> _Task inputs_
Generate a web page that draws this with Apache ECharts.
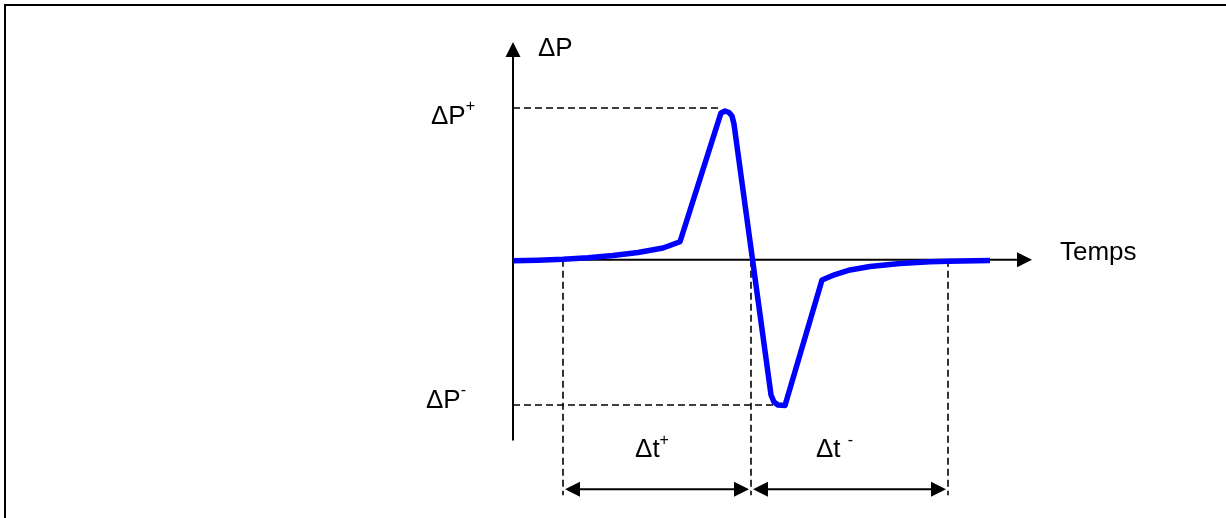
<!DOCTYPE html>
<html>
<head>
<meta charset="utf-8">
<script src="https://cdn.jsdelivr.net/npm/echarts@6/dist/echarts.min.js"></script>
<style>
  html, body { margin: 0; padding: 0; background: #ffffff; }
  #chart { width: 1226px; height: 518px; }
</style>
</head>
<body>
<div id="chart"></div>
<script>
// Pressure transient: overpressure peak, crossing, underpressure trough, return to zero.
// Time and pressure are in arbitrary units.
const curveTime = [0, 12.5, 25, 37.5, 50, 62.5, 75, 83.5, 104, 106, 108, 109.5, 110.5,
  129, 130.5, 132.5, 136, 154.5, 161, 168.5, 178.5, 193.5, 208.5, 217.5, 238.5];
const curvePressure = [-0.6, -0.3, 0.3, 1.3, 2.8, 4.8, 7.8, 11.9, 96.7, 98.0, 97.0, 94.7, 89.4,
  -89.0, -93.6, -95.6, -95.9, -13.3, -9.7, -6.7, -4.4, -2.4, -1.3, -0.9, -0.5];

// Characteristic levels and instants
const deltaPPlus = 100;      // ΔP+
const deltaPMinus = -95.6;   // ΔP-
const peakTime = 104;
const troughTime = 136;
const tRiseStart = 25;       // start of Δt+
const tCross = 119;          // zero crossing: end of Δt+, start of Δt-
const tSettle = 217.5;       // end of Δt-

// Axis arrows extent
const timeAxisEnd = 259.5;
const pressureAxisTop = 143.4;
const pressureAxisBottom = -119;

// Level of the duration arrows and bottom of the vertical guides
const spanLevel = -151;
const guideBottom = -155;

// Text annotations
const labelMain = ['ΔP', 'ΔP', 'ΔP', 'Temps', 'Δt', 'Δt '];
const labelSup = ['', '+', '-', '', '+', '-'];

const FONT = "'Liberation Sans', Arial, sans-serif";

const axesData = [
  [0, pressureAxisBottom, 0, pressureAxisTop],
  [0, 0, timeAxisEnd, 0]
];
const guideData = [
  [0, deltaPPlus, peakTime, deltaPPlus],
  [0, deltaPMinus, troughTime, deltaPMinus],
  [tRiseStart, 0, tRiseStart, guideBottom],
  [tCross, 0, tCross, guideBottom],
  [tSettle, 0, tSettle, guideBottom]
];
const spanData = [
  [tRiseStart, tCross, spanLevel],
  [tCross, tSettle, spanLevel]
];
const labelData = [
  [0, pressureAxisTop, 0],
  [0, deltaPPlus, 1],
  [0, deltaPMinus, 2],
  [timeAxisEnd, 0, 3],
  [(tRiseStart + tCross) / 2, spanLevel, 4],
  [(tCross + tSettle) / 2, spanLevel, 5]
];
// placement of each annotation relative to its anchor (pixels)
const labelPlacement = [
  { dx: 25, dy: 7, align: 'left' },
  { dx: -38, dy: 9, align: 'right' },
  { dx: -47, dy: -4, align: 'right' },
  { dx: 28, dy: -7, align: 'left' },
  { dx: -5, dy: -39, align: 'center' },
  { dx: -15, dy: -39, align: 'center' }
];

function head(tip, from, len, half) {
  const dx = tip[0] - from[0], dy = tip[1] - from[1];
  const d = Math.hypot(dx, dy);
  const ux = dx / d, uy = dy / d;
  const bx = tip[0] - ux * len, by = tip[1] - uy * len;
  return {
    type: 'polygon',
    shape: { points: [tip, [bx - uy * half, by + ux * half], [bx + uy * half, by - ux * half]] },
    style: { fill: '#000000' }
  };
}

const chart = echarts.init(document.getElementById('chart'), null, { renderer: 'canvas' });

chart.setOption({
  animation: false,
  backgroundColor: '#ffffff',
  grid: { left: 513, right: 193, top: 32, bottom: 0 },
  xAxis: { type: 'value', min: 0, max: 260, show: false },
  yAxis: { type: 'value', min: -170, max: 150, show: false },
  graphic: [{
    type: 'rect',
    shape: { x: 5, y: 5, width: 1400, height: 700 },
    style: { fill: 'none', stroke: '#000000', lineWidth: 2 },
    silent: true
  }],
  series: [
    {
      // axes with arrow heads
      type: 'custom',
      z: 2,
      data: axesData,
      renderItem: function (params, api) {
        const a = api.coord([api.value(0), api.value(1)]);
        const b = api.coord([api.value(2), api.value(3)]);
        const len = 15;
        const d = Math.hypot(b[0] - a[0], b[1] - a[1]);
        const end = [b[0] - (b[0] - a[0]) / d * (len - 2), b[1] - (b[1] - a[1]) / d * (len - 2)];
        return {
          type: 'group',
          children: [
            { type: 'line', shape: { x1: a[0], y1: a[1], x2: end[0], y2: end[1] },
              style: { stroke: '#000000', lineWidth: 2 } },
            head(b, a, len, 7.5)
          ]
        };
      }
    },
    {
      // dashed guides
      type: 'custom',
      z: 2,
      data: guideData,
      renderItem: function (params, api) {
        const a = api.coord([api.value(0), api.value(1)]);
        const b = api.coord([api.value(2), api.value(3)]);
        return {
          type: 'line',
          shape: { x1: a[0], y1: a[1], x2: b[0], y2: b[1] },
          style: { stroke: '#000000', lineWidth: 1.6, lineDash: [7, 4] }
        };
      }
    },
    {
      // duration arrows
      type: 'custom',
      z: 2,
      data: spanData,
      renderItem: function (params, api) {
        const a = api.coord([api.value(0), api.value(2)]);
        const b = api.coord([api.value(1), api.value(2)]);
        const gap = 2;
        const p0 = [a[0] + gap, a[1]];
        const p1 = [b[0] - gap, b[1]];
        return {
          type: 'group',
          children: [
            { type: 'line', shape: { x1: p0[0] + 10, y1: p0[1], x2: p1[0] - 10, y2: p1[1] },
              style: { stroke: '#000000', lineWidth: 2 } },
            head(p0, p1, 15, 7.5),
            head(p1, p0, 15, 7.5)
          ]
        };
      }
    },
    {
      name: 'ΔP',
      type: 'line',
      z: 5,
      data: curveTime.map((t, i) => [t, curvePressure[i]]),
      showSymbol: false,
      symbol: 'none',
      lineStyle: { color: '#0000ff', width: 5.5, join: 'round', cap: 'butt' }
    },
    {
      // text annotations
      type: 'custom',
      z: 6,
      data: labelData,
      renderItem: function (params, api) {
        const p = api.coord([api.value(0), api.value(1)]);
        const i = api.value(2);
        const pl = labelPlacement[i];
        const text = labelSup[i] ? '{m|' + labelMain[i] + '}{s|' + labelSup[i] + '}' : '{m|' + labelMain[i] + '}';
        return {
          type: 'text',
          x: p[0] + pl.dx,
          y: p[1] + pl.dy,
          style: {
            text: text,
            align: pl.align,
            verticalAlign: 'middle',
            fill: '#000000',
            rich: {
              m: { fontSize: 26, fontFamily: FONT, lineHeight: 36, fill: '#000000' },
              s: { fontSize: 16, fontFamily: FONT, lineHeight: 15, verticalAlign: 'top', fill: '#000000' }
            }
          }
        };
      }
    }
  ]
});
</script>
</body>
</html>
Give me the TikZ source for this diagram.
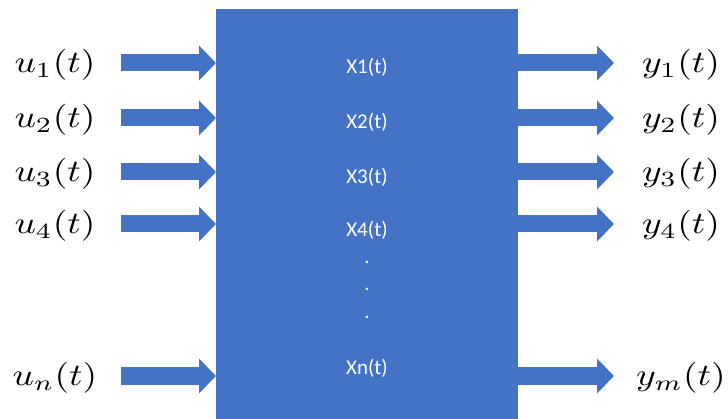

> _Description of the task_
Whenever "this" turns up in a line, pick that line out.

> _Expected output_
Generate a web page that draws this with Apache ECharts.
Give me the TikZ source for this diagram.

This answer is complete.